The data we will be reducting today is of NGC 6872, a pretty spiral observed with GMOS-South. The observing mode is optical imaging.
The data were obtained on November 1st, 2010 (UT). The Program ID is GS-2010A-Q-7. Data in g', r', and i'-band were obtained.
If you go to archive.gemini.edu and search on the program number, you will find that observations were also attempted twice in July. The weather interfered and the sequences were abandoned. We will ignore those observations and use the full 3-band sequence from November 1st, 2010. (File name root: 20101101)

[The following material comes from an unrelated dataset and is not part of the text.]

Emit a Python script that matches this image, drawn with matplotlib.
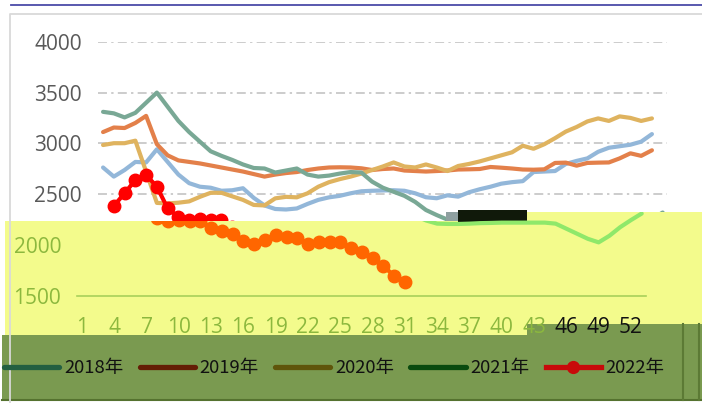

Back in 2010, GMOS-South was equipped with the old EEV CCDs. (Now it has Hamamatsu CCDs.) The old CCDs were read with only one amplifier. This means that there is one extension per CCD. (There are 3 CCDs.) Also, with the old EEV CCDs, the fringing is quite significant in the i'-band. We will need to correct for that.
Because our pretty galaxy is an extended object, we can expect to use observations of a blank sky field to build a fringe frame of the i'-band. This will be covered during the tutorial.
Go to the Gemini Observatory Archive and search for the science data using the Program ID. You will find the following:
g'-band: S20101101S0079 to 82
i'-band: S20101101S0083 to 86
r'-band: S20101101S0087 to 90
At this time, also notice the tab Load Associated Calibrations. That's the magic trick to find the calibrations.
We will be doing the i' band reduction together. It is the most quirky.
Then, you will use the "Exercise Template" notebook to create the r'-band and the g'-band notebooks and reduce the data. To use the template, open it, copy it, rename the copy, and start figuring out what data goes with what. Remember to use the Gemini Observatory Archive (archive.gemini.edu and the information above. Suggestion: Start with the g'-band, it's a touch easier than the r'-band.
Finally, for fun, we will try to create an RGB image from the processed data.
The data discovery and association is done with: archive.gemini.edu
The notebooks are:
But before we dig in, let's make sure that IRAF is configured correctly. I assume here that Ureka has already been installed and activated. If you haven't already configured IRAF do this:
% cd
% mkdir iraf
% mkiraf
Say 'yes' to "initialize uparm"
Set the terminal to 'xterm' or 'xgterm -sb'. (IRAF prefers xgterm, PyRAF doesn't care)
This will create a login.cl, IRAF requires this. PyRAF automatically looks in $HOME/iraf/ to find the login.cl.